Local voters approved Education Special Purpose Local Option Sales Tax (ESPLOST) IV in November, and the 1 percent sale tax is now being collected. The school board approved the ESPLOST resolution as a potential first step for collecting bonds.
“All that does is allow me to go to the board of elections to let them know that we may go to the Superior Court for a bond validation,” said school board attorney Andrew Lakin. “I have six months from the time that the election was certified in November, which would put me to the end of April to file in Superior Court if you direct me to go out for bonds in the marketplace.”
Scott Spence, superintendent of Glynn County Schools, said he does not intend to go out for bonds, but this resolution is a precautionary measure in case that step is needed.
The school board also unanimously approved using around $179,000 to buy carts for the 6,891 new Chromebooks that were purchased after a board vote in December to make technology more accessible to local students.
Braselton Town Council voted to create a downtown open container district, according to AccessWDUN.
The Braselton Town Council approved the amendment to the Braselton Alcoholic Beverage Ordinance at Monday evening’s voting session. This amendment creates an open container district in downtown Braselton.

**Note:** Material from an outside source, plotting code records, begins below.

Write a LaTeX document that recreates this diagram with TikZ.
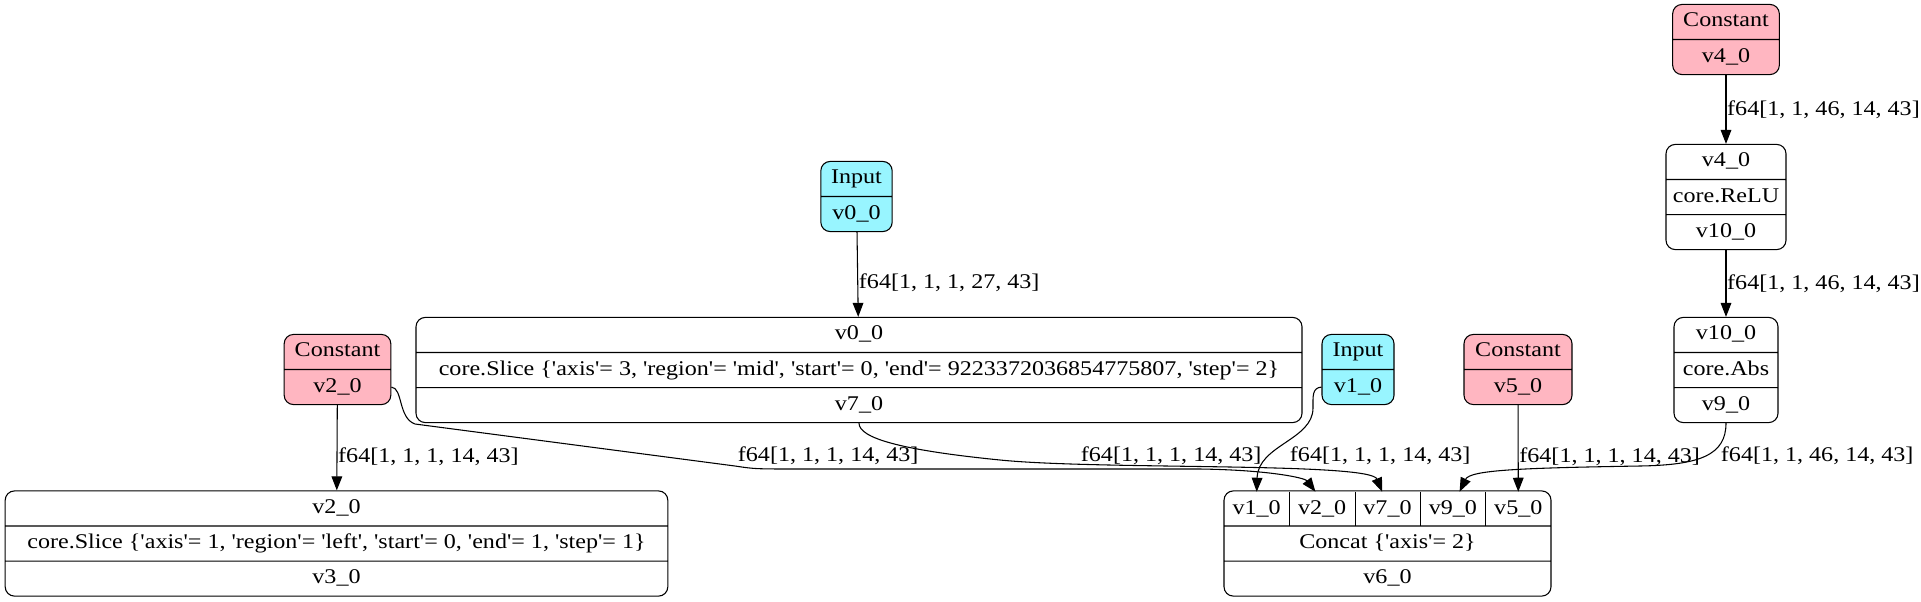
\documentclass[tikz,border=0pt]{standalone}
\usepackage{fontspec}
\setmainfont{Liberation Serif}[Ligatures=TeXOff, FakeStretch=1.15]
\usetikzlibrary{shapes.multipart,arrows.meta}
\definecolor{pinkc}{RGB}{255,182,193}
\definecolor{cyanc}{RGB}{152,245,255}
\tikzset{
  rec/.style={rectangle split, rectangle split parts=3, draw, rounded corners=7pt,
    inner xsep=4pt, inner ysep=3.35pt, line width=0.8pt},
  rec2/.style={rec, rectangle split parts=2},
  cell/.style={inner sep=0pt, minimum width=49pt, minimum height=25.5pt},
  edge/.style={-{Triangle[length=10.5pt,width=8pt]}, line width=0.8pt},
  lbl/.style={anchor=west, inner xsep=0.5pt, inner ysep=0pt},
}
\begin{document}
\begin{tikzpicture}[x=0.75pt, y=-0.75pt, font=\fontsize{15.7}{18.8}\selectfont]
  \useasboundingbox (0,0) rectangle (1921,601);

  % sources
  \node[rec2, fill=pinkc, minimum width=80pt] (c4) at (1726,39.5) {\strut Constant\nodepart{two}\strut v4\_0};
  \node[rec2, fill=cyanc, minimum width=53.5pt] (in0) at (856.5,196.5) {\strut Input\nodepart{two}\strut v0\_0};
  \node[rec2, fill=pinkc, minimum width=80pt] (c2) at (337.5,369.5) {\strut Constant\nodepart{two}\strut v2\_0};
  \node[rec2, fill=cyanc, minimum width=54pt] (in1) at (1358,369.5) {\strut Input\nodepart{two}\strut v1\_0};
  \node[rec2, fill=pinkc, minimum width=81pt] (c5) at (1518,369.5) {\strut Constant\nodepart{two}\strut v5\_0};

  % ops
  \node[rec, minimum width=90pt] (relu) at (1726,197) {\strut v4\_0\nodepart{two}\strut core.ReLU\nodepart{three}\strut v10\_0};
  \node[rec, minimum width=78pt] (abs) at (1726,370) {\strut v10\_0\nodepart{two}\strut core.Abs\nodepart{three}\strut v9\_0};
  \node[rec, minimum width=664.5pt] (s7) at (859,370) {\strut v0\_0\nodepart{two}\strut core.Slice \{'axis'= 3, 'region'= 'mid', 'start'= 0, 'end'= 9223372036854775807, 'step'= 2\}\nodepart{three}\strut v7\_0};
  \node[rec, minimum width=497pt] (s3) at (336.5,543.5) {\strut v2\_0\nodepart{two}\strut core.Slice \{'axis'= 1, 'region'= 'left', 'start'= 0, 'end'= 1, 'step'= 1\}\nodepart{three}\strut v3\_0};
  \node[rec, minimum width=245.25pt] (cc) at (1387.5,543.5) {\strut\nodepart{two}\strut Concat \{'axis'= 2\}\nodepart{three}\strut v6\_0};

  % concat input cells
  \node[cell] (cv1) at (1256.7,509) {v1\_0};
  \node[cell] (cv2) at (1322.1,509) {v2\_0};
  \node[cell] (cv7) at (1387.5,509) {v7\_0};
  \node[cell] (cv9) at (1452.9,509) {v9\_0};
  \node[cell] (cv5) at (1518.3,509) {v5\_0};
  \foreach \c in {cv1,cv2,cv7,cv9}
    \draw[line width=0.8pt] (\c.north east) -- (\c.south east);

  % straight edges
  \draw[edge] (c4) -- (relu) node[lbl, pos=0.5] {f64[1, 1, 46, 14, 43]};
  \draw[edge] (relu) -- (abs) node[lbl, pos=0.5] {f64[1, 1, 46, 14, 43]};
  \draw[edge] (in0) -- (s7) node[lbl, pos=0.6] {f64[1, 1, 1, 27, 43]};
  \draw[edge] (c2) -- (s3) node[lbl, pos=0.6] {f64[1, 1, 1, 14, 43]};
  \draw[edge] (c5) -- (cv5) node[lbl, pos=0.6] {f64[1, 1, 1, 14, 43]};

  % curved edges
  \draw[edge] (c2.two east) .. controls (403,388) and (398,418) .. (415,424) -- (735,466)
    .. controls (755,469) .. (800,469) -- (1200,469) .. controls (1270,470) and (1305,478) .. ([xshift=-5pt]cv2.north);
  \draw[edge] (s7.south) .. controls (859,438) and (900,450) .. (1000,460)
    .. controls (1100,470) and (1370,462) .. ([xshift=-4pt]cv7.north);
  \draw[edge] (in1.two west) .. controls (1312,388) and (1313,396) .. (1313,408)
    .. controls (1313,440) and (1258,445) .. (cv1.north);
  \draw[edge] (abs.south) .. controls (1726,455) and (1700,465) .. (1640,466)
    .. controls (1520,468) and (1470,470) .. ([xshift=5pt]cv9.north);

  % curved edge labels
  \node[lbl] (l2) at (737,456) {f64[1, 1, 1, 14, 43]};
  \node[lbl] (l7) at (1080,456) {f64[1, 1, 1, 14, 43]};
  \node[lbl] (l1) at (1289,456) {f64[1, 1, 1, 14, 43]};
  \node[lbl] (l9) at (1720,456) {f64[1, 1, 46, 14, 43]};
\end{tikzpicture}
\end{document}
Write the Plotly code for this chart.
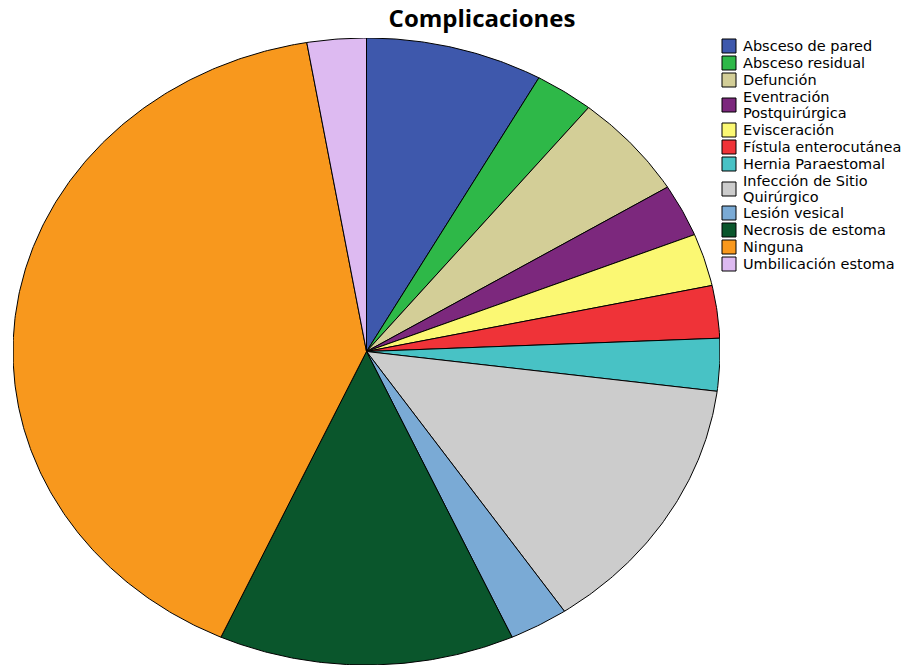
import numpy as np
import plotly.graph_objects as go

# Complications (count of patients per category)
categories = [
    "Absceso de pared",
    "Absceso residual",
    "Defunción",
    "Eventración<br>Postquirúrgica",
    "Evisceración",
    "Fístula enterocutánea",
    "Hernia Paraestomal",
    "Infección de Sitio<br>Quirúrgico",
    "Lesión vesical",
    "Necrosis de estoma",
    "Ninguna",
    "Umbilicación estoma",
]
counts = [3, 1, 2, 1, 1, 1, 1, 5, 1, 5, 15, 1]
colors = [
    "#3E58AC", "#2EB848", "#D3CE97", "#7C287D", "#FBF873", "#EF3338",
    "#48C2C5", "#CCCCCC", "#7AAAD5", "#0A562C", "#F8981D", "#DDBAF1",
]

W, H = 917, 666
# pie placement (pixels): centre and radii of the ellipse
cx, cy, rx, ry = 366.5, 351.5, 353.5, 313.5

fig = go.Figure()

total = sum(counts)
start = 0.0
for name, val, col in zip(categories, counts, colors):
    sweep = 360.0 * val / total
    n = max(int(np.ceil(sweep)) * 2, 4)
    th = np.radians(np.linspace(start, start + sweep, n))
    xs = np.concatenate([[0.0], np.sin(th), [0.0]])
    ys = np.concatenate([[0.0], np.cos(th), [0.0]])
    fig.add_trace(go.Scatter(
        x=xs, y=ys, mode="lines", fill="toself",
        fillcolor=col, line=dict(color="black", width=1),
        name=name.replace("<br>", " "), hoverinfo="name", showlegend=False,
    ))
    start += sweep

# legend: swatches + labels (one text line per annotation)
leg_x0 = 722
text_x = 741
row_y = [46, 63, 80, 105, 130, 147, 164, 189, 213, 230, 247, 264]
line_gap = 16
sw = 14
legend_font = dict(family="DejaVu Sans", size=14.5, color="black")
for name, col, yc in zip(categories, colors, row_y):
    fig.add_shape(
        type="rect", xref="paper", yref="paper",
        x0=leg_x0 / W, x1=(leg_x0 + sw) / W,
        y0=1 - (yc + sw / 2) / H, y1=1 - (yc - sw / 2) / H,
        fillcolor=col, line=dict(color="black", width=1),
    )
    lines = name.split("<br>")
    first = yc - line_gap * (len(lines) - 1) / 2
    for i, txt in enumerate(lines):
        fig.add_annotation(
            x=text_x / W, y=1 - (first + i * line_gap) / H,
            xref="paper", yref="paper",
            text=txt, showarrow=False, xanchor="left", yanchor="middle",
            align="left", font=legend_font,
        )

fig.update_layout(
    width=W, height=H,
    margin=dict(l=0, r=0, t=0, b=0),
    paper_bgcolor="white", plot_bgcolor="white",
    title=dict(
        text="<b>Complicaciones</b>", x=482 / W, xanchor="center",
        y=1 - 19 / H, yanchor="middle", yref="container",
        font=dict(family="Open Sans", size=24, color="black"),
    ),
    xaxis=dict(range=[-1, 1], domain=[(cx - rx) / W, (cx + rx) / W],
               visible=False, fixedrange=True),
    yaxis=dict(range=[-1, 1],
               domain=[(H - cy - ry) / H, (H - cy + ry) / H],
               visible=False, fixedrange=True),
    showlegend=False,
)

fig.write_html("out.html")
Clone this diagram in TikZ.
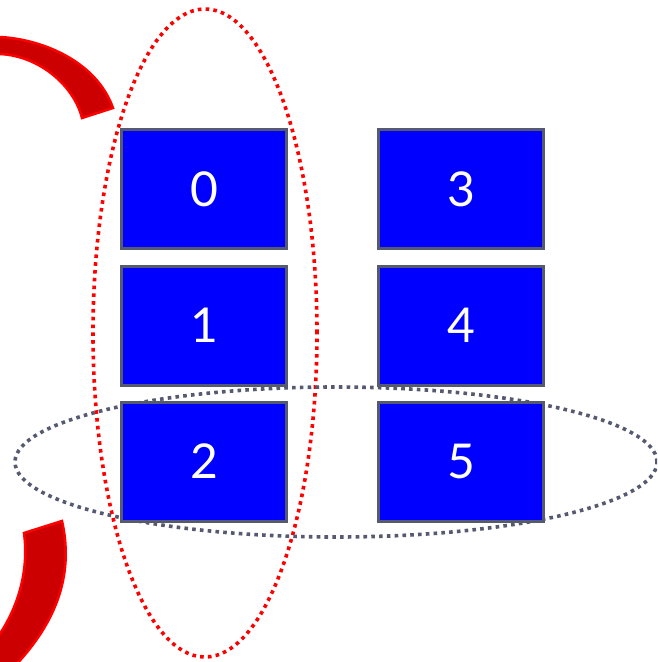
\documentclass[tikz,border=0pt]{standalone}
\usepackage{fontspec}
\newfontfamily\cellfont{Lato}
\usetikzlibrary{shapes.geometric}
\definecolor{cellblue}{RGB}{0,0,255}
\definecolor{cellgrey}{RGB}{85,90,112}
\definecolor{arcred}{RGB}{204,0,0}
\definecolor{arcedge}{RGB}{255,0,0}
\tikzset{
  % The 'cell' style is a blue block with a grey frame and a white digit
  cell/.style={draw=cellgrey, line width=3pt, fill=cellblue, minimum width=165pt, minimum height=119pt, inner sep=0pt, text=white, font=\cellfont\fontsize{48}{48}\selectfont},
  % The 'ring' style is the common base of both dotted ellipses
  ring/.style={shape=ellipse, inner sep=0pt, line width=3.6pt, dash pattern=on 3.6pt off 4.2pt},
  % The 'column-ring' style is the red ellipse round the left column
  column-ring/.style={ring, draw=arcedge},
  % The 'row-ring' style is the grey ellipse round the bottom row
  row-ring/.style={ring, draw=cellgrey},
  % The 'arc-band' style is for the red curved bands at the left edge
  arc-band/.style={fill=arcred, draw=arcedge, line width=2.5pt, line join=miter}
}

\begin{document}
\begin{tikzpicture}[x=1pt, y=-1pt]

  % Fix the picture size and cut everything at its edges
  \useasboundingbox (0,0) rectangle (657,662);
  \clip (0,0) rectangle (657,662);

  % Draw the red curved bands
  \filldraw[arc-band] (0,37) .. controls (40,39) and (96,60) .. (113,108)
                      -- (82,118) .. controls (74,86) and (40,56) .. (0,54)
                      -- (-8,54) -- (-8,37) -- cycle; % Top band
  \filldraw[arc-band] (24,533) -- (62,521) .. controls (73,570) and (61,620) .. (9,672)
                      -- (-8,672) -- (-8,645) .. controls (19,610) and (29,570) .. (24,533)
                      -- cycle; % Bottom band

  % Draw the dotted ellipses
  \node[column-ring, minimum width=224pt, minimum height=648pt] at (205,333) (col-ring) {};
  \node[row-ring, minimum width=642pt, minimum height=150pt] at (336,462) (row-ring) {};

  % Draw the left column of cells
  \node[cell] at (204,189) (cell-0) {0};
  \node[cell] at (204,325.5) (cell-1) {1};
  \node[cell] at (204,461.5) (cell-2) {2};

  % Draw the right column of cells
  \node[cell] at (461,189) (cell-3) {3};
  \node[cell] at (461,325.5) (cell-4) {4};
  \node[cell] at (461,461.5) (cell-5) {5};

\end{tikzpicture}
\end{document}
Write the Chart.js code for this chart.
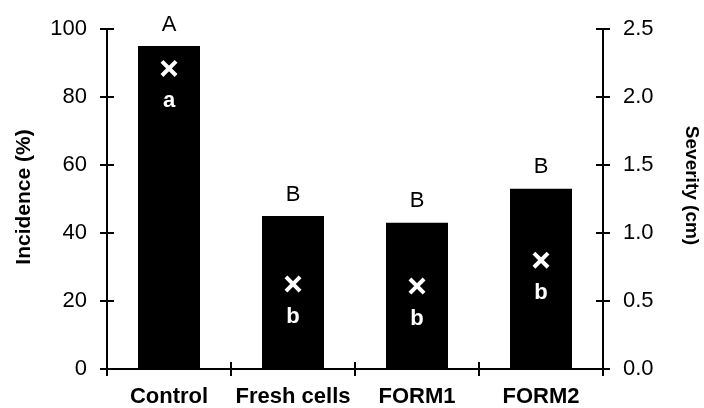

In a Thursday afternoon Town Council Work Session, Braselton Town Manager and Clerk Jennifer Scott said businesses participating in the open container district would need to sell clear cups that meet the town’s requirements.
“The purpose of the cup is really two-fold, you know, one, it’s obviously to easily identify if someone brought something from home … but it also educates the public that if they see that cup … they know it’s ok,” said Town Attorney Gregory Jay.
While citizens would be able to drink alcohol outside in the downtown district from approved cups, businesses can still prohibit people from bringing food or drink into their business, according to Jay.
On top of this, each establishment in the district that wants to participate in the open container district would need at least one staff member that has participated in the ServSafe alcohol training program.